In this blogpost, I’m going to talk about the most common mistake new online course sellers make.
The most common mistake that people make when it comes to launching their online course is perfectionism.
Perfectionism: a subtle form of self-sabotaging your business
I speak to so many online course sellers and the most common problem that I see is that people try to do everything perfectly when they launch their first course. They go out there and hire a professional video team to shoot the videos for their course or they might get a designer to create an awesome website. And then they spend months trying to put their perfect online course structure on paper and they spend another month putting everything together on their online course platform. And this is a very subtle form of self-sabotaging your business.

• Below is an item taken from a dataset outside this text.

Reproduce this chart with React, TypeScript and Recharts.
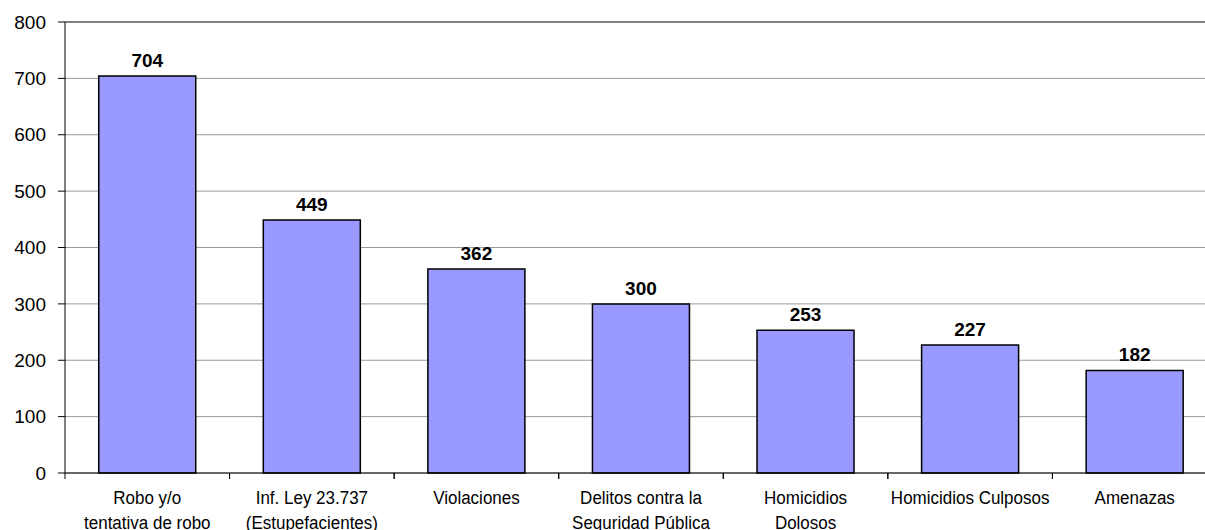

The hard work is marketing and sales
Why? Because making sure that everything looks awesome and professional and trying to create the best online course in the world, is more a way of not having to do the launch. A way of not having to do the hard work which is marketing and sales. Getting people enrolled into your course, bringing home the money, that’s the uncomfortable part. That’s the thing that most people are avoiding. And if you’re spending months putting together your course, working on the structure, creating super high quality videos, then you’re focusing on the wrong thing. When you’re launching, all you should be focusing on is getting the job done. Delivering your course in a way that you’re getting clients some results. But it doesn’t have to be sexy, it doesn’t have to be an artwork, it doesn’t have to be perfect.
You shouldn’t spend months working on your course
Some of the most profitable courses, they look pretty ugly and they aren’t perfect. So, you don’t need to get everything right in the preparation phase of your course. You shouldn’t spend months preparing your course, working on your course. I always cringe when people say, I’ve been working on my course for 6 months, I’m going to launch in another 2 months… You should’ve launched 6 months ago pretty much.
You can’t deliver a perfect product when you’re just starting out
What you should do is just getting your course out there. Do a product launch, don’t focus on getting things perfect. Try to focus on marketing and sales and enroll as many people as possible into your course. And then once you scale, that’s when you tweak, that’s when you make things look nicer and focus on perfecting things. Not in the beginning. You can’t deliver a perfect product when you’re starting out. So, you should just get it out, because that’s the hard part. Launching it, that’s the uncomfortable and hard part. Once that’s done, you will have feedback from the market. You will know how many people you’ve enrolled. You can then scale the online course with paid advertising or whatever marketing method you want to use. And at that moment you can always improve the course, make it look better and tweak things.
Stick to your deadlines
This is the sequence in which A-players solve their problems. I’ve had several clients come through my program. They launched an online course that didn’t go perfectly, they made mistakes, they learned things, but they basically stuck to their deadlines. And after the course launched, they took the course and they worked for several months on scaling it and that’s when they perfected things.
Perfect, tweak and adjust as you move forward and as you go along
So, one of my clients for example, James, he did a launch. He did about $16.000 or so, a pretty decent launch. The course wasn’t perfect. The marketing, the sales, none of it was done perfectly but it was good enough to have a successful 5 figure launch. And then he took all of that, got laser focused and scaled it up with paid traffic. Last month he did about $80.000 and he’s expecting to make a 100K this month. And it all started with an imperfect course. If he had let himself be held back by perfectionism before launching, he would probably, right now, still be working on his online course structure, trying to get everything right. And he wouldn’t have a 7-figure business right now. So, go out there, understand that not delivering your course, working on the wrong things, can be a subtle form of self-sabotaging your progress. Put it out there, deliver it, that’s the scary part, do that first launch and then scale up, perfect, tweak and adjust as you move forward and as you go along.